Sherwood, Keith and Craig Idso

*This editorial is dedicated to the memory of John Daly, who fought long and hard to demonstrate the non-uniqueness of late 20th century temperatures.  He will yet be recognized by all as having been correct on this important point.

References
Cook, E.R. and Kairiukstis, L.A.  1990.  Methods of Dendrochronology: Applications in the Environmental Sciences.  Kluwer, Dordrecht, The Netherlands.

Esper, J., Cook, E.R. and Schweingruber, F.H.  2002.  Low-frequency signals in long tree-ring chronologies and the reconstruction of past temperature variability.  Science 295: 2250-2253.

Esper, J., Shiyatov, S.G., Mazepa, V.S., Wilson, R.J.S., Graybill, D.A. and Funkhouser, G.  2003.  Temperature-sensitive Tien Shan tree ring chronologies show multi-centennial growth trends.  Climate Dynamics 21: 699-706.

Fritts, H.C.  1976.  Tree Rings and Climate.  Academic Press, London, UK.
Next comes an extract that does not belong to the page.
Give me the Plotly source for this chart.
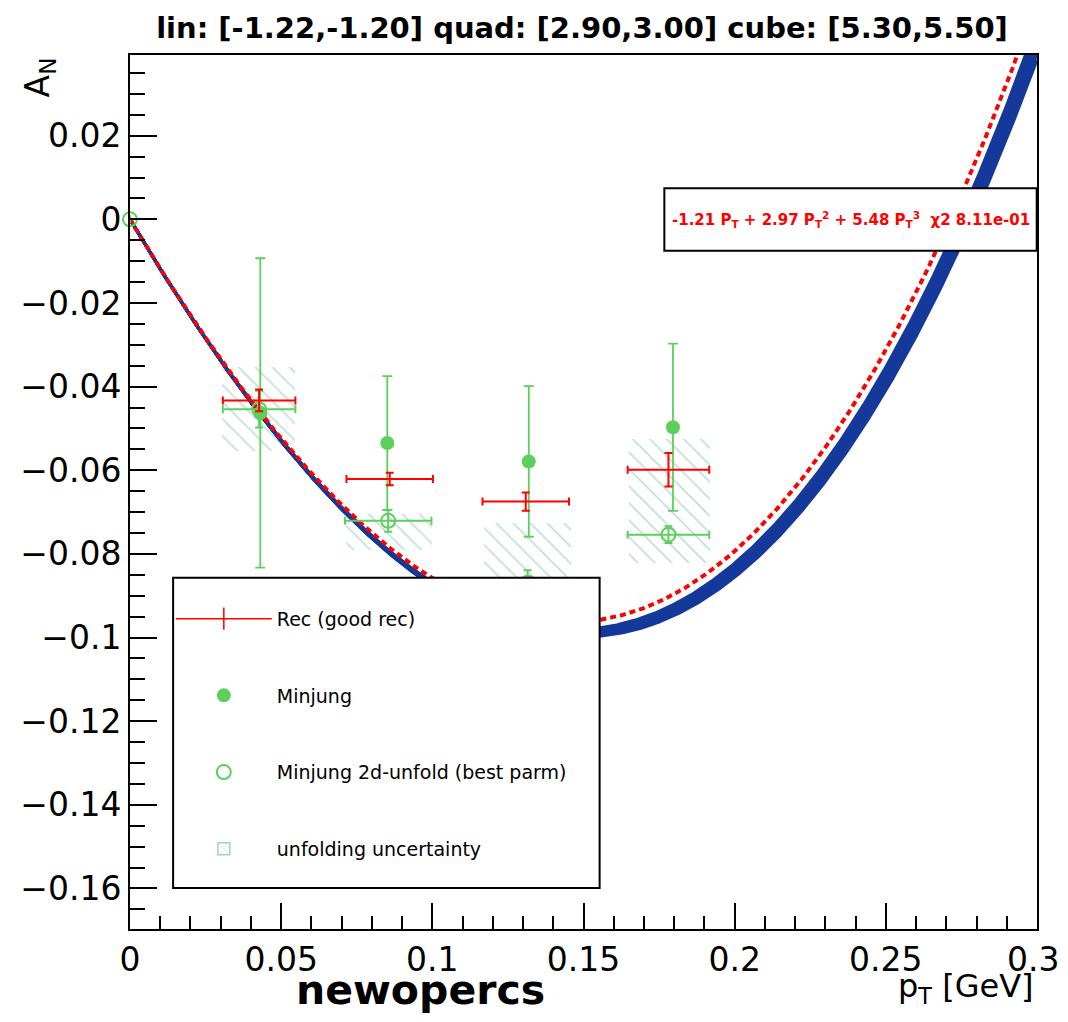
import numpy as np
import plotly.graph_objects as go

# ---------------- data ----------------
title_text = "lin: [-1.22,-1.20] quad: [2.90,3.00] cube: [5.30,5.50]"

# parameter sets of the drawn fit band (A_N = lin*pT + quad*pT^2 + cube*pT^3)
band_lin = [-1.22, -1.215]
band_quad = [2.90, 2.92]
band_cube = [5.30, 5.40, 5.50]

# best fit (red dotted) and its chi2
fit_params = [-1.21, 2.97, 5.48]
fit_chi2 = 0.811

# Rec (good rec)
rec_x = [0.0427, 0.0859, 0.1309, 0.1781]
rec_xerr = [0.0120, 0.0143, 0.0143, 0.0135]
rec_y = [-0.0433, -0.0621, -0.0675, -0.0599]
rec_yerr = [0.0026, 0.0015, 0.0022, 0.0040]

# Minjung
mj_x = [0.0431, 0.0851, 0.1319, 0.1796]
mj_y = [-0.0463, -0.0535, -0.0579, -0.0497]
mj_yerr = [0.0370, 0.0160, 0.0180, 0.0200]

# Minjung 2d-unfold (best parm)
unf_x = [0.0, 0.0427, 0.0854, 0.1315, 0.1781]
unf_xerr = [0.0, 0.0120, 0.0143, 0.0143, 0.0135]
unf_y = [0.0, -0.0454, -0.0721, -0.0869, -0.0754]
unf_yerr = [0.0, 0.0044, 0.0026, 0.0030, 0.0020]

# unfolding uncertainty boxes
box_x = [0.04245, 0.08575, 0.1314, 0.1784]
box_w = [0.0241, 0.0284, 0.0288, 0.0270]
box_lo = [-0.0555, -0.0790, -0.1004, -0.0822]
box_hi = [-0.0353, -0.0704, -0.0726, -0.0525]

x_range = [0.0, 0.3]
y_range = [-0.1697, 0.0393]
x_ticks = [0.0, 0.05, 0.1, 0.15, 0.2, 0.25]
x_ticktext = ["0", "0.05", "0.1", "0.15", "0.2", "0.25"]
x_last_ticktext = "0.3"   # label at x_range[1], placed so it stays inside the page

# ---------------- styles ----------------
FONT = "DejaVu Sans, Liberation Sans, Arial, sans-serif"
RED = "#ff0000"
GREEN = "#5ccf5c"
HATCH = "#8fc2b5"
BLUE = "#14399b"

# page body has an 8px margin: work in page pixels and shift
OFF = 8
W, H = 1068 - 2 * OFF, 1022 - 2 * OFF
PL, PR, PT, PB = 126, 1037, 55, 929.3   # plot frame in page pixels

fig = go.Figure()

# hatched boxes
fig.add_trace(go.Bar(
    x=box_x, y=[h - l for h, l in zip(box_hi, box_lo)], base=box_lo, width=box_w,
    marker=dict(color="rgba(0,0,0,0)", line=dict(width=0),
                pattern=dict(shape="\\", fgcolor=HATCH, size=12, solidity=0.16)),
    showlegend=False, hoverinfo="skip"))

# band of fit curves
pt = np.linspace(x_range[0], x_range[1], 601)
for a in band_lin:
    for b in band_quad:
        for c in band_cube:
            fig.add_trace(go.Scatter(
                x=pt, y=a * pt + b * pt**2 + c * pt**3, mode="lines",
                line=dict(color=BLUE, width=3), showlegend=False, hoverinfo="skip"))

# best fit
fa, fb, fc = fit_params
fig.add_trace(go.Scatter(
    x=pt, y=fa * pt + fb * pt**2 + fc * pt**3, mode="lines",
    line=dict(color=RED, width=4, dash="6px,4px"), showlegend=False, hoverinfo="skip"))

# Minjung 2d-unfold
fig.add_trace(go.Scatter(
    x=unf_x, y=unf_y, mode="markers", cliponaxis=False,
    marker=dict(symbol="circle-open", size=14, color=GREEN, line=dict(width=2, color=GREEN)),
    error_x=dict(type="data", array=unf_xerr, color=GREEN, thickness=2, width=4),
    error_y=dict(type="data", array=unf_yerr, color=GREEN, thickness=2, width=4),
    showlegend=False))

# Minjung
fig.add_trace(go.Scatter(
    x=mj_x, y=mj_y, mode="markers",
    marker=dict(symbol="circle", size=14, color=GREEN),
    error_y=dict(type="data", array=mj_yerr, color=GREEN, thickness=1.8, width=5),
    showlegend=False))

# Rec
fig.add_trace(go.Scatter(
    x=rec_x, y=rec_y, mode="markers", marker=dict(size=0.1, color=RED, opacity=0),
    error_x=dict(type="data", array=rec_xerr, color=RED, thickness=2, width=4),
    error_y=dict(type="data", array=rec_yerr, color=RED, thickness=2, width=4),
    showlegend=False))

# legend-only entries
fig.add_trace(go.Scatter(
    x=[None], y=[None], mode="lines+markers", name="Rec (good rec)", legendgroup="a",
    line=dict(color=RED, width=1.5),
    marker=dict(symbol="line-ns", size=16, line=dict(color=RED, width=1.5))))
fig.add_trace(go.Scatter(
    x=[None], y=[None], mode="markers", name="Minjung", legendgroup="b",
    marker=dict(symbol="circle", size=14, color=GREEN)))
fig.add_trace(go.Scatter(
    x=[None], y=[None], mode="markers", name="Minjung 2d-unfold (best parm)", legendgroup="c",
    marker=dict(symbol="circle-open", size=14, color=GREEN, line=dict(width=2, color=GREEN))))
fig.add_trace(go.Bar(
    x=[None], y=[None], name="unfolding uncertainty", legendgroup="d",
    marker=dict(color="rgba(0,0,0,0)", line=dict(width=1.5, color="#a6d3c6"),
                pattern=dict(shape="\\", fgcolor=HATCH, size=6, solidity=0.15))))

# ---------------- layout ----------------
def px_x(p):
    return (p - PL) / (PR - PL)

def px_y(p):
    return (PB - p) / (PB - PT)

fit_text = (f"{fa:.2f} P<sub>T</sub> + {fb:.2f} P<sub>T</sub><sup>2</sup> + "
            f"{fc:.2f} P<sub>T</sub><sup>3</sup>  \u03c72 {fit_chi2:.2e}")

fig.update_layout(
    width=W, height=H,
    margin=dict(l=PL - OFF, r=W - (PR - OFF), t=PT - OFF, b=H - (PB - OFF)),
    paper_bgcolor="white", plot_bgcolor="white",
    font=dict(family=FONT, color="black"),
    barmode="overlay", bargap=0,
    title=dict(text=f"<b>{title_text}</b>", x=(582 - OFF) / W, xanchor="center",
               y=1 - (28 - OFF) / H, yanchor="middle",
               font=dict(family=FONT, size=29, color="black")),
    xaxis=dict(range=x_range, showgrid=False, zeroline=False,
               showline=True, linecolor="black", linewidth=2, mirror=True,
               ticks="inside", ticklen=26, tickwidth=1.5, tickcolor="black",
               tickmode="array", tickvals=x_ticks, ticktext=x_ticktext,
               minor=dict(tickmode="linear", tick0=0, dtick=0.01, ticks="inside",
                          ticklen=13, tickwidth=1.5, tickcolor="black"),
               tickfont=dict(family=FONT, size=33, color="black")),
    yaxis=dict(range=y_range, showgrid=False, zeroline=False,
               showline=True, linecolor="black", linewidth=2, mirror=True,
               ticks="inside", ticklen=27, tickwidth=1.5, tickcolor="black",
               dtick=0.02, tick0=0,
               minor=dict(dtick=0.005, ticks="inside", ticklen=15, tickwidth=1.5, tickcolor="black"),
               tickfont=dict(family=FONT, size=33, color="black")),
    legend=dict(x=px_x(167), y=px_y(600), xanchor="left", yanchor="top",
                bgcolor="rgba(0,0,0,0)", borderwidth=0,
                font=dict(family=FONT, size=19, color="black"),
                itemwidth=96, tracegroupgap=49, traceorder="grouped"),
    shapes=[
        dict(type="rect", xref="paper", yref="paper", layer="above",
             x0=px_x(169.3), x1=px_x(597.7), y0=px_y(888.3), y1=px_y(578),
             fillcolor="white", line=dict(color="black", width=2)),
        dict(type="rect", xref="paper", yref="paper", layer="above",
             x0=px_x(662.7), x1=px_x(1036.7), y0=px_y(250.7), y1=px_y(188.3),
             fillcolor="white", line=dict(color="black", width=2)),
    ],
    annotations=[
        dict(text=x_last_ticktext, xref="x", yref="paper",
             x=x_range[1], y=px_y(960), xanchor="right", yanchor="middle",
             xshift=(1068 - OFF) - PR, borderpad=0, showarrow=False,
             font=dict(family=FONT, size=33, color="black")),
        dict(text=f"<b>{fit_text}</b>", xref="paper", yref="paper",
             x=(px_x(662.7) + px_x(1036.7)) / 2, y=px_y(219.5),
             xanchor="center", yanchor="middle", showarrow=False,
             font=dict(family=FONT, size=15, color=RED)),
        dict(text="<b>newopercs</b>", xref="paper", yref="paper",
             x=px_x(418), y=px_y(990), xanchor="center", yanchor="middle",
             showarrow=False, font=dict(family=FONT, size=41, color="black")),
        dict(text="p<sub>T</sub> [GeV]", xref="paper", yref="paper",
             x=px_x(1036), y=px_y(988), xanchor="right", yanchor="middle",
             showarrow=False, font=dict(family=FONT, size=32, color="black")),
        dict(text="A<sub>N</sub>", xref="paper", yref="paper", textangle=-90,
             x=px_x(36), y=px_y(77), xanchor="center", yanchor="middle",
             showarrow=False, font=dict(family=FONT, size=33, color="black")),
    ],
)

fig.write_html("out.html")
Graybill, D.A. and Idso, S.B.  1993.  Detecting the aerial fertilization effect of atmospheric CO2 enrichment in tree-ring chronologies.  Global Biogeochemical Cycles 7: 81-95.
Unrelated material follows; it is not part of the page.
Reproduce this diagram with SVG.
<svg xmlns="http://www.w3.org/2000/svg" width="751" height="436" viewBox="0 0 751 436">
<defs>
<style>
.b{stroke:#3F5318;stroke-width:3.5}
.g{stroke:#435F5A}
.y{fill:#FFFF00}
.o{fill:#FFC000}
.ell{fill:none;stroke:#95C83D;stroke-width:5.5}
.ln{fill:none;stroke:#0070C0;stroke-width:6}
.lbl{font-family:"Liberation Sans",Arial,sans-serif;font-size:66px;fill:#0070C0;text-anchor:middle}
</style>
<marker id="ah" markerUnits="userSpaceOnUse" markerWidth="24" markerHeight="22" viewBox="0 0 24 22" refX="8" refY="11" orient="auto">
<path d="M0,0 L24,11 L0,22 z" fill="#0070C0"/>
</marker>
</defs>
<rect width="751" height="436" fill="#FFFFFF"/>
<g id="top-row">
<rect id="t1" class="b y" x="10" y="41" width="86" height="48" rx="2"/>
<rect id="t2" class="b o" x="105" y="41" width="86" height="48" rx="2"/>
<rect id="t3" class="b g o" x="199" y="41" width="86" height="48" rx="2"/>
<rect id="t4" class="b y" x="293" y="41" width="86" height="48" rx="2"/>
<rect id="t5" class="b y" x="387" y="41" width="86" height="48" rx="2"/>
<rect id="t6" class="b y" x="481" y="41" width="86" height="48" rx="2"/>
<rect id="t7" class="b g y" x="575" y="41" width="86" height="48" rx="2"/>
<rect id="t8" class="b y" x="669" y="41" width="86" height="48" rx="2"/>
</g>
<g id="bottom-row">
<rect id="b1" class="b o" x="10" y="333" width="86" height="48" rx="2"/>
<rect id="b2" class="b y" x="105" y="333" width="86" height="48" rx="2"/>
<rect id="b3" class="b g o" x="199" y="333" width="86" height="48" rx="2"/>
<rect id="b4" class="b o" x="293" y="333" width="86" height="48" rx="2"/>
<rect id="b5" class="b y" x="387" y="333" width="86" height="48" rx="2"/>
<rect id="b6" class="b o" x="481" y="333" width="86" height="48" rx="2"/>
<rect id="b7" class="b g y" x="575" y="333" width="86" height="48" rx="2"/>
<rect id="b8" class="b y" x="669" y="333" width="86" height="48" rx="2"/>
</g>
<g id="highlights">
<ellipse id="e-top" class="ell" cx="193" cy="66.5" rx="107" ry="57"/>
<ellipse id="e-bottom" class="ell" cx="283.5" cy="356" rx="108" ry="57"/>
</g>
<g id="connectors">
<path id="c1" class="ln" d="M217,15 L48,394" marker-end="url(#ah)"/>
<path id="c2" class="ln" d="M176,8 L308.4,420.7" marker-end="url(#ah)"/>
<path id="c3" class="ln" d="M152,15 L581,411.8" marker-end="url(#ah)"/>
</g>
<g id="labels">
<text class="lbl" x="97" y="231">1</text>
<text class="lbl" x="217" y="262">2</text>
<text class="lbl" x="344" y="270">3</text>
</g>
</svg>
Idso, S.B.  1988.  Greenhouse warming or Little Ice Age demise: A critical problem for climatology.  Theoretical and Applied Climatology 39: 54-56.

Loehle, C.  2004.  Climate change: detection and attribution of trends from long-term geologic data.  Ecological Modelling 171: 433-450.
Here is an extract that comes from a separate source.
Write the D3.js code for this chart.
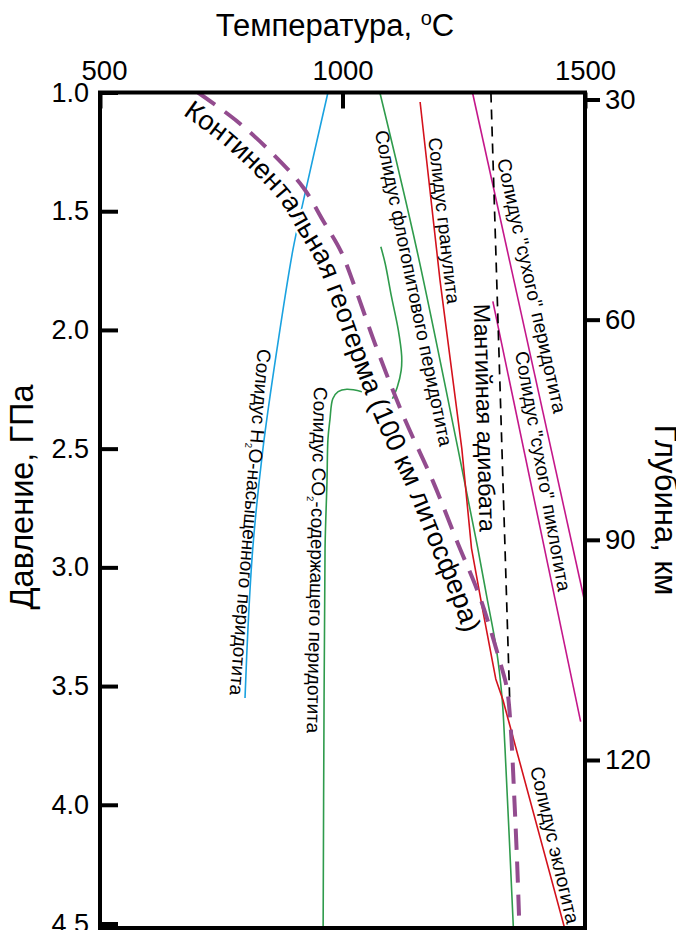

Mann, M.E., Bradley, R.S. and Hughes, M.K.  1998.  Global-scale temperature patterns and climate forcing over the past six centuries.  Nature 392: 779-787.

Mann, M.E., Bradley, R.S. and Hughes, M.K.  1999.  Northern Hemisphere temperatures during the past millennium: Inferences, uncertainties, and limitations.  Geophysical Research Letters 26: 759-762.

Mann, M.E. and Jones, P.D.  2003.  Global surface temperatures over the past two millennia.  Geophysical Research Letters 30: 10.1029/2003GL017814.

McIntyre, S. and McKitrick, R.  2003.  Corrections to the Mann et al. (1998) proxy data base and Northern Hemispheric average temperature series.  Energy and Environment 14: 751-771.